Structure validation and deposition

The quality of the crystal structure was analyzed using the JCSG Quality Control Server [45]. This server verifies: the stereochemical quality of the model using AutoDepInputTool, MolProbity and WHATIF 5.0 [18, 46, 47]; agreement between the atomic model and the data using SFcheck 4.0 and RESOLVE [38, 48]; the protein sequence using CLUSTALW [49]; atom occupancies using MOLEMAN2.0 [50]; and consistency of NCS pairs. It also evaluates differences in Rcryst/Rfree, expected Rfree/Rcryst, and maximum/minimum B-values by parsing the refinement log-file and PDB header.
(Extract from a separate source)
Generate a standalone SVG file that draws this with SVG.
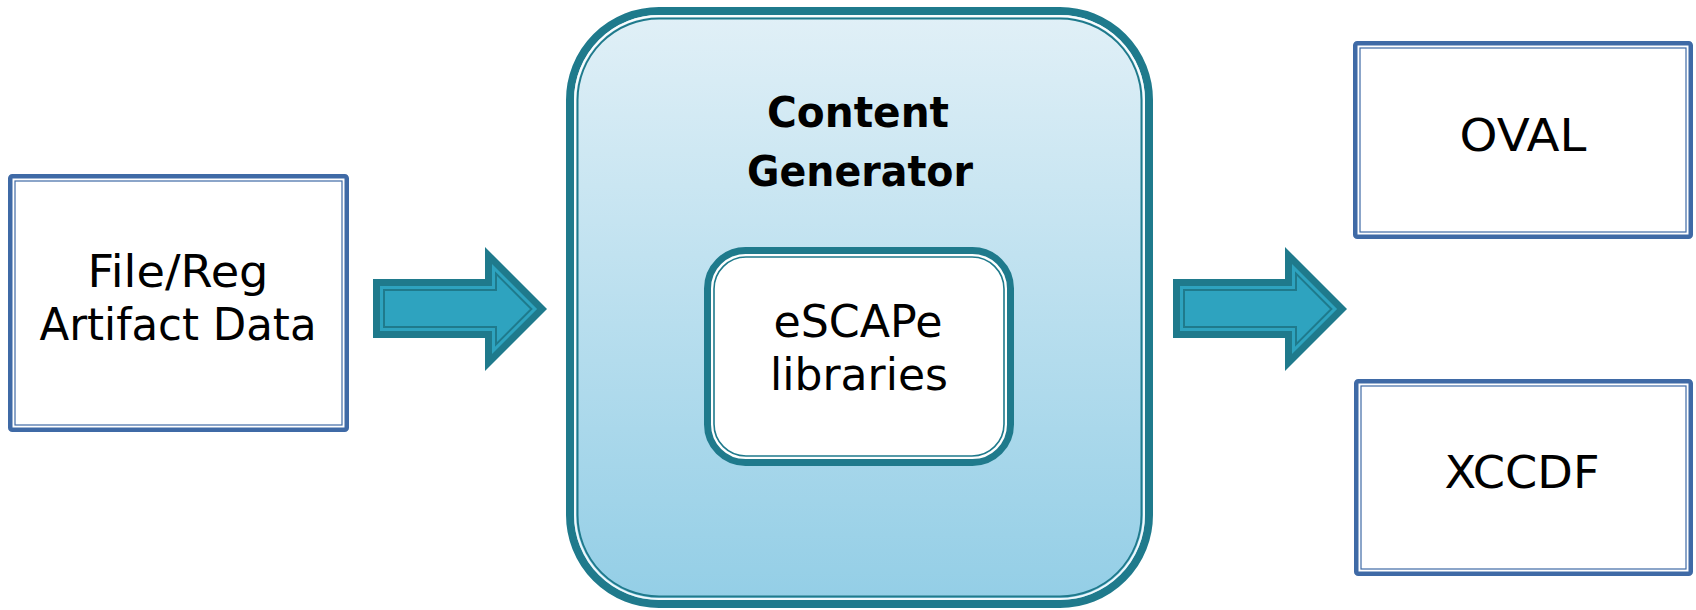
<svg xmlns="http://www.w3.org/2000/svg" width="1696" height="610" viewBox="0 0 1696 610">
  <style>
    .lbl { font-family: "DejaVu Sans", Verdana, sans-serif; font-size: 44px; fill: #000; text-anchor: middle; }
    .bold { font-weight: bold; font-size: 43px; }
    .boxo { fill: #fff; stroke: #3f6aa6; stroke-width: 4.5; }
    .boxi { fill: none; stroke: #3f6aa6; stroke-width: 1.2; }
    .dark { fill: #1f7a8c; }
    .light { fill: #2ea3bf; }
    .inl { fill: #2ea3bf; stroke: #1f7a8c; stroke-width: 2; }
  </style>
  <defs>
    <linearGradient id="bg" x1="0" y1="0" x2="0" y2="1">
      <stop offset="0" stop-color="#e1f0f7"/>
      <stop offset="1" stop-color="#93cee6"/>
    </linearGradient>
    <g id="arrowShape">
      <path class="dark" d="M373,279 H485 V247 L547,309 L485,371 V338 H373 Z"/>
      <path class="light" d="M380,286 H492 V263.9 L537.1,309 L492,354.1 V331 H380 Z"/>
      <path class="inl" d="M384,290 H496 V273.6 L531.4,309 L496,344.4 V327 H384 Z"/>
    </g>
  </defs>

  <g id="connectors">
    <use href="#arrowShape"/>
    <use href="#arrowShape" transform="translate(800,0)"/>
  </g>

  <g id="node-input">
    <rect class="boxo" x="10.25" y="176.25" width="336.5" height="253.5" rx="2"/>
    <rect class="boxi" x="15" y="181" width="327" height="244"/>
    <text class="lbl" x="178" y="287" textLength="181" lengthAdjust="spacingAndGlyphs">File/Reg</text>
    <text class="lbl" x="178" y="340" textLength="277" lengthAdjust="spacingAndGlyphs">Artifact Data</text>
  </g>

  <g id="node-generator">
    <rect x="570" y="11" width="579" height="593" rx="89" fill="url(#bg)" stroke="#1f7a8c" stroke-width="8"/>
    <rect x="575" y="16" width="569" height="583" rx="84" fill="none" stroke="#ffffff" stroke-width="2" opacity="0.85"/>
    <rect x="577.5" y="18.5" width="564" height="578" rx="81.5" fill="none" stroke="#1f7a8c" stroke-width="2"/>
    <text class="lbl bold" x="858" y="127" textLength="182" lengthAdjust="spacingAndGlyphs">Content</text>
    <text class="lbl bold" x="860" y="186" textLength="226" lengthAdjust="spacingAndGlyphs">Generator</text>
  </g>

  <g id="node-escape">
    <rect x="707.5" y="250.5" width="303" height="212" rx="38" fill="#fff" stroke="#1f7a8c" stroke-width="7"/>
    <rect x="714" y="257" width="290" height="199" rx="32" fill="none" stroke="#1f7a8c" stroke-width="1.6"/>
    <text class="lbl" x="858" y="337" textLength="169" lengthAdjust="spacingAndGlyphs">eSCAPe</text>
    <text class="lbl" x="859" y="390" textLength="178" lengthAdjust="spacingAndGlyphs">libraries</text>
  </g>

  <g id="node-oval">
    <rect class="boxo" x="1355.25" y="43.25" width="335.5" height="193.5" rx="2"/>
    <rect class="boxi" x="1360" y="48" width="326" height="184"/>
    <text class="lbl" x="1523" y="151" textLength="127" lengthAdjust="spacingAndGlyphs">OVAL</text>
  </g>

  <g id="node-xccdf">
    <rect class="boxo" x="1356.25" y="381.25" width="334.5" height="192.5" rx="2"/>
    <rect class="boxi" x="1361" y="386" width="325" height="183"/>
    <text class="lbl" x="1522" y="488" textLength="155" lengthAdjust="spacingAndGlyphs">XCCDF</text>
  </g>
</svg>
Protein quaternary structure analysis used the EBI PISA server [51]. Atomic coordinates and experimental structure factors have been deposited in the PDB and are accessible under the codes [PDB:3KZT], [PDB:3K7C] and [PDB:4HYZ]. Electrostatic potential and cavity prediction was performed using the MarkUs functional annotation server [21].

Availabilty of supporting data

The data sets supporting the results of this article are included within the article (and its Additional file 1: Tables S1-S3).